Cette attaque, sortie tout droit d’un argumentaire prêt à l’emploi, n’avait strictement aucun sens. Pour la simple raison que cette hausse de la TVA n’avait eu strictement aucun impact sur les prix. Tout simplement parce qu’augmenter la TVA de 0,4% ne change pas l’immense majorité des prix qui sont soit ronds, soit du type 9,90 euros. Les entreprises ne sont pas soudainement mises à vendre leurs produits 9,92 euros. Bref, cette hausse avait été entièrement absorbée par les entreprises et donc augmenté discrètement les prélèvements qui pesaient sur elles. Une mesure qui aurait du donc satisfaire l’aile gauche. Mais voilà, dans leur vision totalement manichéenne des choses, TVA = impôt injuste = instrument du démon. Seul le diable pouvait donc oser augmenter la TVA. Cela aurait pu passer pour une erreur de bonne foi, si cela n’avait été dit avec un ton de donneur de leçons plein de morgue et de certitudes, venant d’une jeune fille qui n’avait pas la moindre idée de ce qu’est une entreprise et de la manière dont elle fixe ses prix.

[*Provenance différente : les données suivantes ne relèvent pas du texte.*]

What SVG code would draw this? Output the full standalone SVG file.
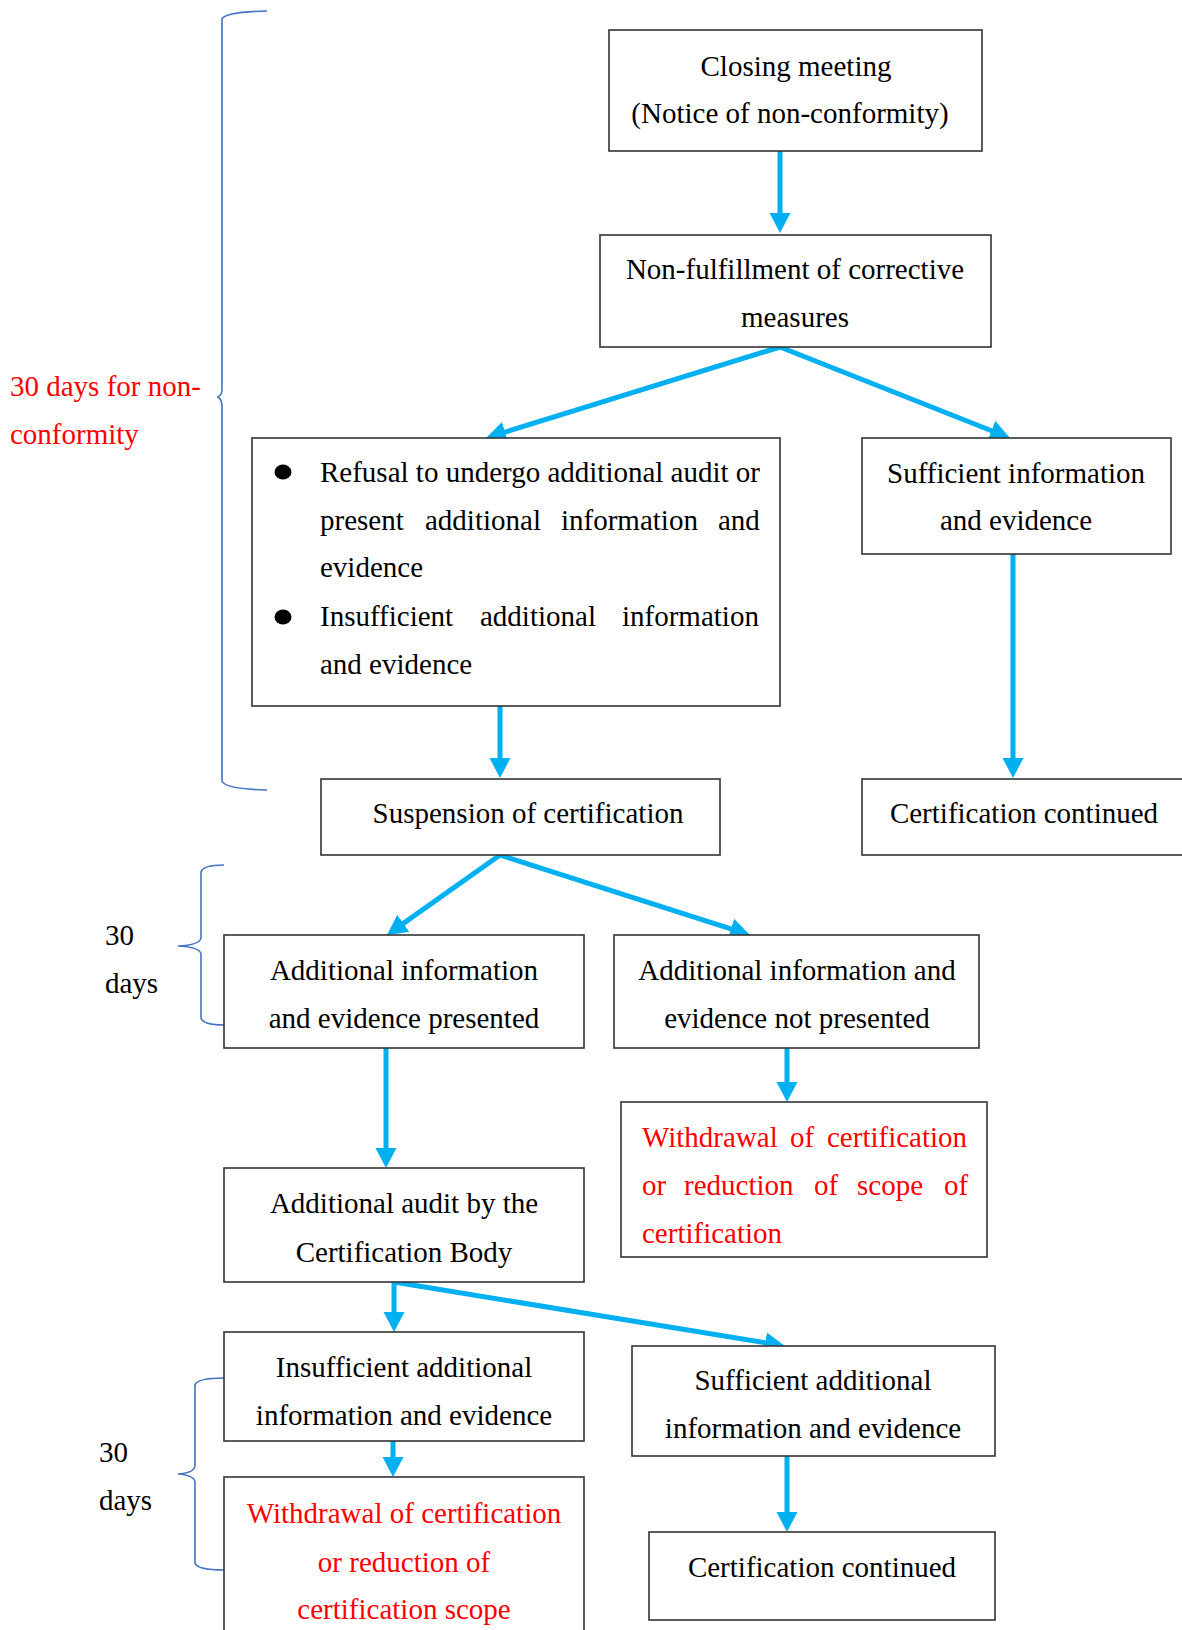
<svg xmlns="http://www.w3.org/2000/svg" width="1182" height="1630" viewBox="0 0 1182 1630">
<style>
  .box { fill: #ffffff; stroke: #333333; stroke-width: 1.6; }
  .t { font-family: "Liberation Serif", "Times New Roman", serif; font-size: 29px; fill: #000000; }
  .c { text-anchor: middle; }
  .red { fill: #ff0000; }
  .con { stroke: #00b0f0; stroke-width: 5; fill: none; marker-end: url(#ah); }
  .brace { stroke: #4472c4; stroke-width: 1.6; fill: none; }
</style>
<defs>
  <marker id="ah" markerUnits="userSpaceOnUse" markerWidth="24" markerHeight="24" refX="9" refY="10.5" orient="auto">
    <path d="M0,0 L20,10.5 L0,21 z" fill="#00b0f0"/>
  </marker>
</defs>
<rect width="1182" height="1630" fill="#ffffff"/>

<g id="annotations">
  <path class="brace" d="M267,11 Q225,12 222,19 L222,389 Q222,395 218,397 Q222,400 222,406 L222,781 Q225,789 267,790"/>
  <text class="t red" x="10" y="396">30 days for non-</text>
  <text class="t red" x="10" y="444">conformity</text>
  <path class="brace" d="M224,865 Q203,865 201,872 L201,938 Q200,945 178,946 Q200,947 201,954 L201,1018 Q203,1025 224,1025"/>
  <text class="t" x="105" y="945">30</text>
  <text class="t" x="105" y="993">days</text>
  <path class="brace" d="M224,1378 Q197,1378 195,1385 L195,1466 Q194,1473 178,1474 Q194,1475 195,1482 L195,1563 Q197,1570 224,1570"/>
  <text class="t" x="99" y="1462">30</text>
  <text class="t" x="99" y="1510">days</text>
</g>

<g id="connectors">
  <line class="con" x1="780" y1="142" x2="780" y2="222"/>
  <line class="con" x1="780" y1="347" x2="496.5" y2="434.7"/>
  <line class="con" x1="780" y1="347" x2="999.8" y2="434"/>
  <line class="con" x1="1013" y1="554" x2="1013" y2="767"/>
  <line class="con" x1="500" y1="706" x2="500" y2="767"/>
  <line class="con" x1="500" y1="855" x2="396" y2="928.6"/>
  <line class="con" x1="500" y1="855" x2="739.5" y2="931.6"/>
  <line class="con" x1="787" y1="1048" x2="787" y2="1091"/>
  <line class="con" x1="386" y1="1048" x2="386" y2="1157"/>
  <line class="con" x1="394" y1="1282" x2="394" y2="1321"/>
  <line class="con" x1="394" y1="1282" x2="774.1" y2="1344.2"/>
  <line class="con" x1="393" y1="1441" x2="393" y2="1466"/>
  <line class="con" x1="787" y1="1456" x2="787" y2="1521"/>
</g>

<g id="closing-meeting">
  <rect class="box" x="609" y="30" width="373" height="121"/>
  <text class="t c" x="796" y="76">Closing meeting</text>
  <text class="t c" x="790" y="123">(Notice of non-conformity)</text>
</g>

<g id="non-fulfillment">
  <rect class="box" x="600" y="235" width="391" height="112"/>
  <text class="t c" x="795" y="279">Non-fulfillment of corrective</text>
  <text class="t c" x="795" y="327">measures</text>
</g>

<g id="refusal">
  <rect class="box" x="252" y="438" width="528" height="268"/>
  <ellipse cx="283" cy="472" rx="8.5" ry="7.5" fill="#000000"/>
  <ellipse cx="283" cy="617" rx="8.5" ry="7.5" fill="#000000"/>
  <text class="t" x="320" y="482">Refusal to undergo additional audit or</text>
  <text class="t" y="530"><tspan x="320">present</tspan><tspan x="425">additional</tspan><tspan x="561">information</tspan><tspan x="718">and</tspan></text>
  <text class="t" x="320" y="577">evidence</text>
  <text class="t" y="626"><tspan x="320">Insufficient</tspan><tspan x="480">additional</tspan><tspan x="622">information</tspan></text>
  <text class="t" x="320" y="674">and evidence</text>
</g>

<g id="sufficient-info">
  <rect class="box" x="862" y="438" width="309" height="116"/>
  <text class="t c" x="1016" y="483">Sufficient information</text>
  <text class="t c" x="1016" y="530">and evidence</text>
</g>

<g id="suspension">
  <rect class="box" x="321" y="779" width="399" height="76"/>
  <text class="t c" x="528" y="823">Suspension of certification</text>
</g>

<g id="certification-continued-1">
  <rect class="box" x="862" y="779" width="340" height="76"/>
  <text class="t c" x="1024" y="823">Certification continued</text>
</g>

<g id="additional-presented">
  <rect class="box" x="224" y="935" width="360" height="113"/>
  <text class="t c" x="404" y="980">Additional information</text>
  <text class="t c" x="404" y="1028">and evidence presented</text>
</g>

<g id="additional-not-presented">
  <rect class="box" x="614" y="935" width="365" height="113"/>
  <text class="t c" x="797" y="980">Additional information and</text>
  <text class="t c" x="797" y="1028">evidence not presented</text>
</g>

<g id="withdrawal-1">
  <rect class="box" x="621" y="1102" width="366" height="155"/>
  <text class="t red" y="1147"><tspan x="642">Withdrawal</tspan><tspan x="790">of</tspan><tspan x="827">certification</tspan></text>
  <text class="t red" y="1195"><tspan x="642">or</tspan><tspan x="684">reduction</tspan><tspan x="814">of</tspan><tspan x="857">scope</tspan><tspan x="944">of</tspan></text>
  <text class="t red" x="642" y="1243">certification</text>
</g>

<g id="additional-audit">
  <rect class="box" x="224" y="1168" width="360" height="114"/>
  <text class="t c" x="404" y="1213">Additional audit by the</text>
  <text class="t c" x="404" y="1262">Certification Body</text>
</g>

<g id="insufficient-additional">
  <rect class="box" x="224" y="1332" width="360" height="109"/>
  <text class="t c" x="404" y="1377">Insufficient additional</text>
  <text class="t c" x="404" y="1425">information and evidence</text>
</g>

<g id="withdrawal-2">
  <rect class="box" x="224" y="1477" width="360" height="200"/>
  <text class="t c red" x="404" y="1523">Withdrawal of certification</text>
  <text class="t c red" x="404" y="1572">or reduction of</text>
  <text class="t c red" x="404" y="1619">certification scope</text>
</g>

<g id="sufficient-additional">
  <rect class="box" x="632" y="1346" width="363" height="110"/>
  <text class="t c" x="813" y="1390">Sufficient additional</text>
  <text class="t c" x="813" y="1438">information and evidence</text>
</g>

<g id="certification-continued-2">
  <rect class="box" x="649" y="1532" width="346" height="88"/>
  <text class="t c" x="822" y="1577">Certification continued</text>
</g>
</svg>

Dans cette ambiance délétère et comptant surfer sur l’impopularité du gouvernement, l’aile frondeuse pensait pouvoir enfin mettre main basse sur le parti après toute une vie dans l’opposition. Mais le PS est un parti avant tout social-démocrate et la motion soutenant le gouvernement obtint une large majorité dès le premier tour (60%), l’aile gauche se trouvant cantonnée une nouvelle fois sous les 30%, soit son étiage habituel. L’élection ensuite de Jean-Christophe Cambadélis ne fut plus qu’une formalité, ce dernier remportant 70% des voix.
Tout ce petit monde se donnait alors rendez-vous à Poitiers. Et pour la première fois, je me rendais moi aussi à un congrès du Parti Socialiste.